Le lendemain, la Commune interdit le travail de nuit pour les boulangers. Dans la foulée – fin avril et début mai – elle prend d’autres mesures à caractère social : organisation des boucheries municipales, réquisition des logements vacants pour y loger les victimes des bombardements, suppression du système des amendes patronales dans les entreprises, abolition du serment politique et professionnel auquel étaient astreints les fonctionnaires, facilités pour récupérer les objets déposés au Mont-de-piété, égalité des enfants « légitimes » et « naturels ».
1er mai : le Comité de salut public
La création du Comité de salut public est l’aboutissement de nombreux débats qui se sont déroulés au cours du mois d’avril et qui ont opposé partisans et adversaires d’une centralisation plus ou moins poussée du pouvoir. L’objectif est d’instaurer un peu d’efficacité dans le fonctionnement de la Commune qui, depuis le 28 mars, repose sur dix commissions collectives– exécutive, militaire, subsistance, finances, justice, sûreté générale, travail, industrie et échanges, services publics et enseignement – sans forcément de cohérence d’ensemble. Mais, de fait, les attributions à la fois importantes et mal précisées du Comité de salut public vont interférer avec les prérogatives des commissions... Au sein du Conseil de la Commune se constitue une « minorité » qui accuse la majorité d’avoir « abdiqué son pouvoir entre les mains d’une dictature à laquelle elle a donné le nom de salut public » et, à partir du 15 mai, refuse de siéger.
28 mai : défaite de la Commune
La « Semaine sanglante » a débuté le 21mai, avec l’entrée dans Paris des troupes versaillaises.
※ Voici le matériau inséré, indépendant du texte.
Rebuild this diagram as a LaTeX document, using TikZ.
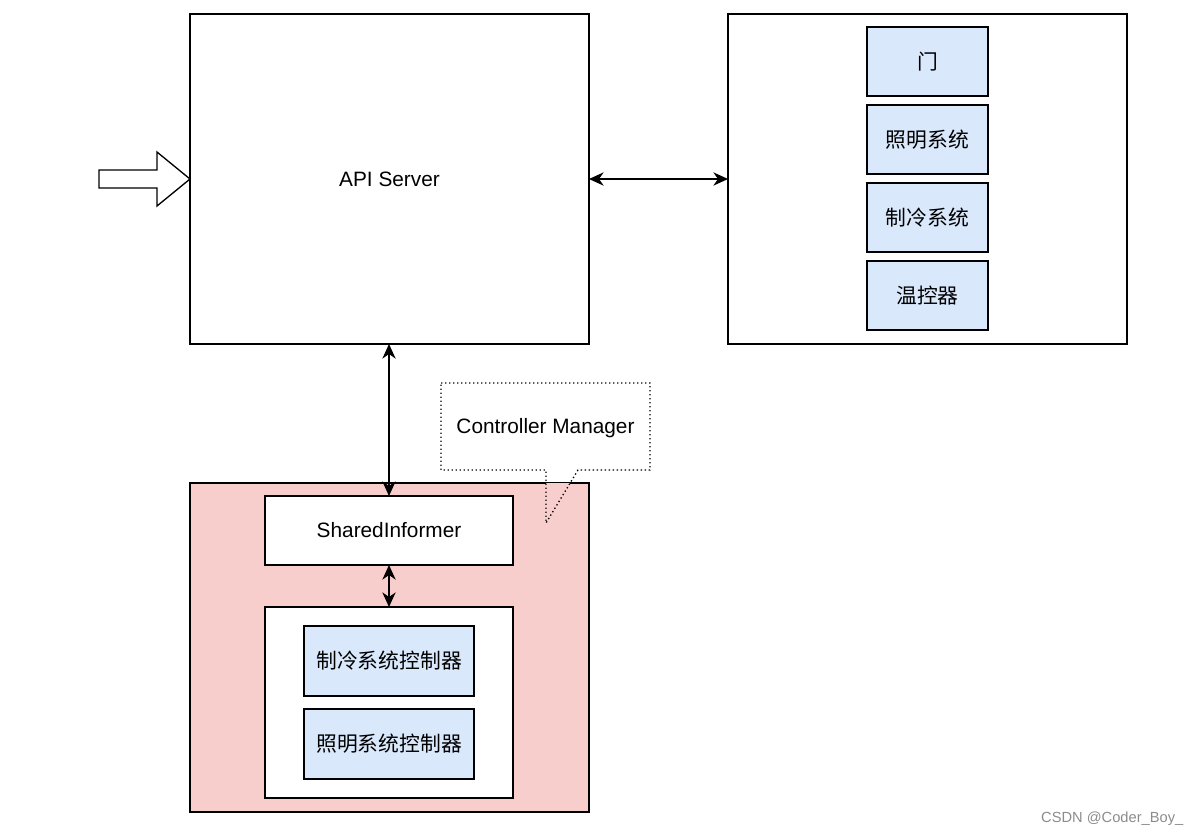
\documentclass[tikz,border=0pt]{standalone}
\usepackage{fontspec}
\setmainfont{Liberation Sans}
\newfontfamily\cjk{Noto Sans CJK SC}
\usetikzlibrary{arrows.meta}
\definecolor{cmpink}{HTML}{F8CECC}
\definecolor{devblue}{HTML}{DAE8FC}
\tikzset{
    box/.style={draw, line width=1pt, fill=white, inner sep=0pt, outer sep=0pt,
        font=\fontsize{15.6}{18}\selectfont},
    devbox/.style={box, fill=devblue, minimum width=90.75pt, minimum height=51.75pt,
        font=\fontsize{15.6}{18}\selectfont\cjk},
    ctrlbox/.style={box, fill=devblue, minimum width=127.5pt, minimum height=52.5pt,
        font=\fontsize{15.6}{18}\selectfont\cjk},
    link/.style={line width=1pt, <->}
}
\begin{document}
\begin{tikzpicture}[x=0.75pt, y=-0.75pt, >={Stealth[length=11pt,width=10pt,inset=3.5pt]}]
    \useasboundingbox (0,0) rectangle (1203,836);

    % the API Server
    \node (api) [box, minimum width=299.25pt, minimum height=247.5pt] at (389.5,179) {API Server};
    % the box of the devices
    \node (dev) [box, minimum width=299.25pt, minimum height=247.5pt] at (927.5,179) {};
    \node (door)  [devbox] at (927.5,61.5)  {门};
    \node (light) [devbox] at (927.5,139.5) {照明系统};
    \node (cool)  [devbox] at (927.5,217.5) {制冷系统};
    \node (temp)  [devbox] at (927.5,295.5) {温控器};

    % the block arrow into the API Server
    \draw[line width=1pt, fill=white] (api.west) -- ++(-33,-27) -- ++(0,18) -- ++(-58,0)
        -- ++(0,18) -- ++(58,0) -- ++(0,18) -- cycle;

    % the Controller Manager
    \node (cm) [box, fill=cmpink, minimum width=299.25pt, minimum height=246.75pt] at (389.5,647.5) {};
    \node (informer) [box, minimum width=186pt, minimum height=51.75pt] at (389,530.5) {SharedInformer};
    \node (ctrls) [box, minimum width=186pt, minimum height=143.25pt] at (389,702.5) {};
    \node (coolctrl)  [ctrlbox] at (389,661) {制冷系统控制器};
    \node (lightctrl) [ctrlbox] at (389,744) {照明系统控制器};

    % the callout over the Controller Manager
    \begin{scope}
        \clip (cm.north west) rectangle (cm.south east);
        \fill[cmpink] (546,470) -- (546,523) -- (578,470) -- cycle;
    \end{scope}
    \draw[line width=1pt, dotted] (441,383) -- (650,383) -- (650,470) -- (578,470)
        -- (546,523) -- (546,470) -- (441,470) -- cycle;
    \node (cmlabel) [font=\fontsize{15.6}{18}\selectfont] at (545.5,428) {Controller Manager};

    % the links
    \draw[link] (api.east) -- (dev.west);
    \draw[link] (api.south -| informer.north) -- (informer.north);
    \draw[link] (informer.south) -- (ctrls.north);

    % the watermark
    \node (mark) [anchor=east, text=black!45, font=\fontsize{11}{13}\selectfont] at (1188,819) {CSDN @Coder\_Boy\_};
\end{tikzpicture}
\end{document}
Elles progressent à partir de l’ouest parisien, prenant d’abord le contrôle des Champs-Élysées, des quartiers Saint-Lazare et Montparnasse. Les communards sont refoulés vers les bastions populaires de l’est parisien où ils opposent une résistance acharnée.
Petit à petit, les barricades érigées pour défendre ces quartiers sont prises… et leurs défenseurs exécutés sommairement. En représailles, les communards exécutent six otages, dont un archevêque. Les Tuileries, l’hôtel de ville et la préfecture de police sont incendiés. Le 27 mai, des combats très durs se déroulent à Belleville, au cimetière du Père-Lachaise, aux Buttes-Chaumont. Le 28mai marque la fin des combats lorsque la dernière barricade, rue Ramponneau, tombe aux mains des Versaillais.
La fin des combats, mais pas la fin de la répression… L’évaluation faite par les historiens des victimes des exactions des Versaillais avoisine les 30 000 morts. Plus de 40 000 communards – ou présumés tels – sont emprisonnés. Pour les juger, 24 conseils de guerre fonctionneront pendant plusieurs années, jusqu’en 1878. Ces tribunaux d’exception prononceront 10 000condamnations : peines de mort, peines de prison, travaux forcés, déportations en Nouvelle-Calédonie…
Si la Commune de Paris occupe une telle place dans l’histoire du mouvement ouvrier, c’est parce qu’elle a constitué la première expérience de gouvernement des travailleurs.
Sa défaite et la brutalité de la répression ont initié de nombreux débats stratégiques qui, aujourd’hui encore, restent ouverts.
Même si le temps a manquépour les mettre réellement en œuvre, nombre des mesures démocratiques ou sociales décidées par la Commune anticipaient une société débarrassée de l’exploitation. Beaucoup d’entre elles restent d’ailleurs d’actualité…
Telles sont trois des raisons – parmi beaucoup d’autres possibles… – qui ont présidé à la conception de ce numéro spécial.